Four birds: owls, larks, and…?

There comes a moment in the night when I can physically feel exhaustion hitting me, usually around midnight. My eyelashes turn into cement blocks weighing down my eyelids. This is the stage of exhaustion when I recognize that I really need to sleep. I know that I never produce my best work in the late hours of the night, which is why I sometimes choose to wake up early and finish the rest. I know I’m an early bird.

On the other hand, there is the case of the Nobel-prize-winning Austrian physicist Erwin Schrödinger. According to a 1963 interview with his wife Annemarie, he was the type of person who “couldn’t work in the mornings at all.” He simply couldn’t make any contributions to the field of quantum mechanics, general relativity, and color theory in the morning. His wife explained, “The [Max] Planck lectures—as you know, it was 30 or 40 years ago that Planck was in Berlin—were given in the morning from nine to ten. When he got this very, very honorable call to Berlin, he wrote first thing and said, ‘I’m very sorry, but I can’t keep the lecture hours because I can’t work in the morning.’ […] They understood, and changed it to the afternoon—two lectures, one after the other—on two days.”

People like Schrödinger would be classified as “owls,” or those who tend to be more alert in the evening, while I would be a “lark,” someone who receives his or her energy boost in the morning. These are the two basic chronotypes, or preferred sleep schedules. But now, scientists in Russia are proposing that there might actually be four chronotypes: There are those who rise early, those who rise late, people who are energetic in both the morning and the night times, and finally others who are lethargic all day.

At the Siberian Branch of the Russian Academy of Sciences, researcher Arcady Putilov conducted an experiment in which he asked 130 healthy individuals (54 men and 76 women) to sleep in a lab and then stay up for 24 consecutive hours without consuming coffee and alcohol. Throughout the succeeding week, participants filled out frequent questionnaires about their functioning, typical sleep patterns, and current state of alertness.

By analyzing participant energy levels, Putilov identified four distinct groups.
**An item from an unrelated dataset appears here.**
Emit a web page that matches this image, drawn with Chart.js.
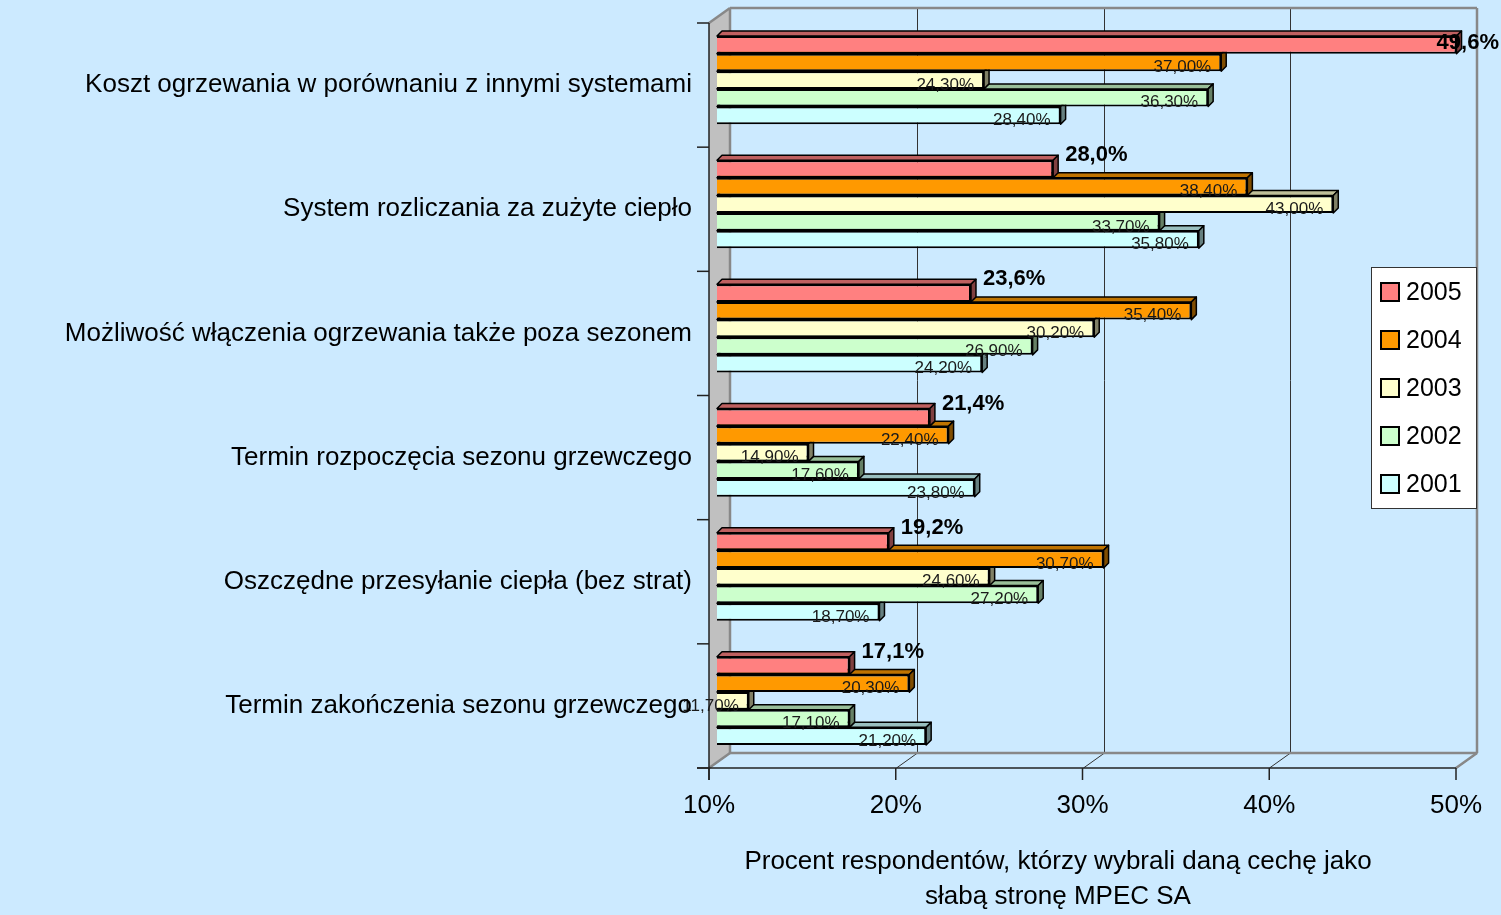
<!DOCTYPE html>
<html lang="pl">
<head>
<meta charset="utf-8">
<title>Słabe strony MPEC SA</title>
<script src="https://cdn.jsdelivr.net/npm/chart.js@4.4.1/dist/chart.umd.min.js"></script>
<style>
  html, body { margin: 0; padding: 0; background: #cceaff; }
  #myChart { display: block; }
</style>
</head>
<body>
<canvas id="myChart" width="1501" height="915"></canvas>
<script>
// data
const gCategories = [
  'Koszt ogrzewania w porównaniu z innymi systemami',
  'System rozliczania za zużyte ciepło',
  'Możliwość włączenia ogrzewania także poza sezonem',
  'Termin rozpoczęcia sezonu grzewczego',
  'Oszczędne przesyłanie ciepła (bez strat)',
  'Termin zakończenia sezonu grzewczego'
]
const gSeriesLabels = ['2005', '2004', '2003', '2002', '2001']
const gValues2005 = [49.6, 28.0, 23.6, 21.4, 19.2, 17.1]
const gValues2004 = [37.0, 38.4, 35.4, 22.4, 30.7, 20.3]
const gValues2003 = [24.3, 43.0, 30.2, 14.9, 24.6, 11.7]
const gValues2002 = [36.3, 33.7, 26.9, 17.6, 27.2, 17.1]
const gValues2001 = [28.4, 35.8, 24.2, 23.8, 18.7, 21.2]
const gTickValues = [10, 20, 30, 40, 50]
const gAxisTitle = ['Procent respondentów, którzy wybrali daną cechę jako', 'słabą stronę MPEC SA']

const gColors = ['#ff8080', '#ff9900', '#ffffcc', '#ccffcc', '#ccffff']

// 3d offsets
const FRONT_DX = -8, FRONT_DY = 5     // front plane vs. bar plane
const DEPTH_X = 21, DEPTH_Y = -15     // back wall vs. front plane
const BAR_DEPTH = 5

function shade(hex, f) {
  const n = parseInt(hex.slice(1), 16)
  const r = Math.round(((n >> 16) & 255) * f)
  const g = Math.round(((n >> 8) & 255) * f)
  const b = Math.round((n & 255) * f)
  return `rgb(${r},${g},${b})`
}

function poly(ctx, pts) {
  ctx.beginPath()
  ctx.moveTo(pts[0][0], pts[0][1])
  for (let i = 1; i < pts.length; i++) ctx.lineTo(pts[i][0], pts[i][1])
  ctx.closePath()
}

function line(ctx, x1, y1, x2, y2) {
  ctx.beginPath()
  ctx.moveTo(x1, y1)
  ctx.lineTo(x2, y2)
  ctx.stroke()
}

const boxPlugin = {
  id: 'box3d',
  beforeDatasetsDraw(chart) {
    const { ctx, chartArea: a, scales: { x, y } } = chart
    const fl = a.left + FRONT_DX, fr = a.right + FRONT_DX
    const ft = a.top + FRONT_DY, fb = a.bottom + FRONT_DY
    const bl = fl + DEPTH_X, br = fr + DEPTH_X
    const bt = ft + DEPTH_Y, bb = fb + DEPTH_Y
    ctx.save()

    // left wall
    ctx.fillStyle = '#c0c0c0'
    poly(ctx, [[fl, ft], [bl, bt], [bl, bb], [fl, fb]])
    ctx.fill()

    // grid lines on the back wall + floor diagonals
    ctx.strokeStyle = '#333'
    ctx.lineWidth = 1
    gTickValues.forEach(v => {
      const px = Math.round(x.getPixelForValue(v) + FRONT_DX) + 0.5
      line(ctx, px + DEPTH_X, bt, px + DEPTH_X, bb)
      line(ctx, px, fb, px + DEPTH_X, bb)
    })

    // wall borders
    ctx.strokeStyle = '#888'
    ctx.lineWidth = 2.5
    line(ctx, fl, ft, bl, bt)
    line(ctx, bl, bt, br, bt)
    line(ctx, br, bt, br, bb)
    line(ctx, bl, bt, bl, bb)
    line(ctx, bl, bb, br, bb)
    line(ctx, fl, fb, bl, bb)
    line(ctx, fr, fb, br, bb)

    // front axes
    ctx.strokeStyle = '#222'
    ctx.lineWidth = 1.5
    line(ctx, fl, ft, fl, fb + 12)
    line(ctx, fl - 12, fb, fr, fb)
    const bandH = (a.bottom - a.top) / gCategories.length
    for (let i = 0; i <= gCategories.length; i++) {
      const ty = (i < gCategories.length ? y.getPixelForTick(i) - bandH / 2 : a.bottom) + FRONT_DY
      line(ctx, fl - 12, ty, fl, ty)
    }
    gTickValues.forEach(v => {
      const px = x.getPixelForValue(v) + FRONT_DX
      line(ctx, px, fb, px, fb + 12)
    })
    ctx.restore()
  },
  beforeDatasetDraw(chart, args) {
    const { ctx, chartArea: a } = chart
    const color = gColors[args.index]
    ctx.save()
    ctx.strokeStyle = '#000'
    ctx.lineWidth = 1.5
    ctx.lineJoin = 'round'
    args.meta.data.forEach(bar => {
      const left = Math.max(bar.base, a.left), right = bar.x
      const top = bar.y - bar.height / 2, bottom = bar.y + bar.height / 2
      const d = BAR_DEPTH
      ctx.fillStyle = shade(color, 0.75)
      poly(ctx, [[left, top], [left + d, top - d], [right + d, top - d], [right, top]])
      ctx.fill(); ctx.stroke()
      ctx.fillStyle = shade(color, 0.5)
      poly(ctx, [[right, top], [right + d, top - d], [right + d, bottom - d], [right, bottom]])
      ctx.fill(); ctx.stroke()
    })
    ctx.restore()
  },
  afterDatasetsDraw(chart) {
    const { ctx, scales: { x, y } } = chart
    ctx.save()
    ctx.fillStyle = '#000'

    // value labels
    chart.data.datasets.forEach((ds, di) => {
      const meta = chart.getDatasetMeta(di)
      meta.data.forEach((bar, i) => {
        const v = ds.data[i]
        const top = bar.y - bar.height / 2
        if (di === 0) {
          const txt = v.toFixed(1).replace('.', ',') + '%'
          ctx.font = 'bold 22px "Liberation Sans", Arial, sans-serif'
          ctx.textAlign = 'left'
          ctx.textBaseline = 'middle'
          const w = ctx.measureText(txt).width
          let lx = bar.x + 12, ly = top - 5
          if (lx + w > 1499) { lx = 1499 - w; ly = bar.y - 2 }
          ctx.fillText(txt, lx, ly)
        } else {
          const txt = v.toFixed(2).replace('.', ',') + '%'
          ctx.font = '17px "Liberation Sans", Arial, sans-serif'
          ctx.fillStyle = '#1a1a1a'
          ctx.textAlign = 'right'
          ctx.textBaseline = 'middle'
          ctx.fillText(txt, bar.x - 10, bar.y + 5)
          ctx.fillStyle = '#000'
        }
      })
    })

    // category labels
    ctx.font = '26px "Liberation Sans", Arial, sans-serif'
    ctx.textAlign = 'right'
    ctx.textBaseline = 'middle'
    gCategories.forEach((c, i) => {
      ctx.fillText(c, 692, y.getPixelForTick(i) + FRONT_DY)
    })

    // x tick labels
    ctx.font = '26px "Liberation Sans", Arial, sans-serif'
    ctx.textAlign = 'center'
    gTickValues.forEach(v => {
      ctx.fillText(v + '%', x.getPixelForValue(v) + FRONT_DX, 806)
    })

    // axis title
    ctx.font = '26px "Liberation Sans", Arial, sans-serif'
    ctx.fillText(gAxisTitle[0], 1058, 862)
    ctx.fillText(gAxisTitle[1], 1058, 897)

    // legend
    ctx.fillStyle = '#fff'
    ctx.fillRect(1371, 267, 106, 242)
    ctx.strokeStyle = '#333'
    ctx.lineWidth = 1
    ctx.strokeRect(1371.5, 267.5, 105, 241)
    ctx.font = '25px "Liberation Sans", Arial, sans-serif'
    ctx.textAlign = 'left'
    chart.data.datasets.forEach((ds, i) => {
      const ly = 292 + i * 48
      ctx.fillStyle = ds.backgroundColor
      ctx.fillRect(1381, ly - 9, 18, 18)
      ctx.strokeStyle = '#000'
      ctx.lineWidth = 2
      ctx.strokeRect(1381, ly - 9, 18, 18)
      ctx.fillStyle = '#000'
      ctx.fillText(ds.label, 1406, ly + 1)
    })
    ctx.restore()
  }
}

function displayChart() {
  const ctx = document.getElementById('myChart').getContext('2d')
  const seriesValues = [gValues2005, gValues2004, gValues2003, gValues2002, gValues2001]
  new Chart(ctx, {
    type: 'bar',
    data: {
      labels: gCategories,
      datasets: gSeriesLabels.map((label, i) => ({
        label: label,
        data: seriesValues[i],
        backgroundColor: gColors[i],
        borderColor: '#000',
        borderWidth: 2,
        borderSkipped: false,
        categoryPercentage: 0.71,
        barPercentage: 1
      }))
    },
    options: {
      responsive: false,
      animation: false,
      indexAxis: 'y',
      layout: { padding: { left: 717, right: 37, top: 18, bottom: 152 } },
      scales: {
        x: { min: 10, max: 50, display: false },
        y: { display: false }
      },
      plugins: {
        legend: { display: false },
        tooltip: { enabled: false }
      }
    },
    plugins: [boxPlugin]
  })
}

displayChart()
</script>
</body>
</html>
Of those studied, 29 were “larks,” who showed higher energy levels at 9 a.m. rather than 9 p.m., and 44 “owls,” for which the opposite is true about their energy. He also found that the “owls,” on average, went to sleep about two hours later than the larks did. The rest of the sampling group fell into neither of these categories.

The study discovered that “There was [also] a ‘high energetic’ group of 25 people who reported feeling relatively sprightly in both the morning and evening, and a ‘lethargic’ group of 32 others, who described feeling relatively dozy in both the morning and evening.” Both the lethargic and energetic participants went to bed and woke up somewhere between the larks and owls. Overall, the energetic group needed less sleep (about 7.5 hours) each night. The researchers said their results support the idea of there being “four diurnal types, and each of these types can […] be differentiated from any of three other types on self-scorings of alertness-sleepiness levels in the course of 24-hours sleep deprivation.”

Considering the new discovery of the lethargic diurnal type, I would say that a majority of students would fall under this category. It technically isn’t our fault that we’re tired all the time–it’s physiology. Still, thanks to Putilov’s research my new excuse for those dreaded dark circles under my eyes and my sluggish gait will be “It’s just science.”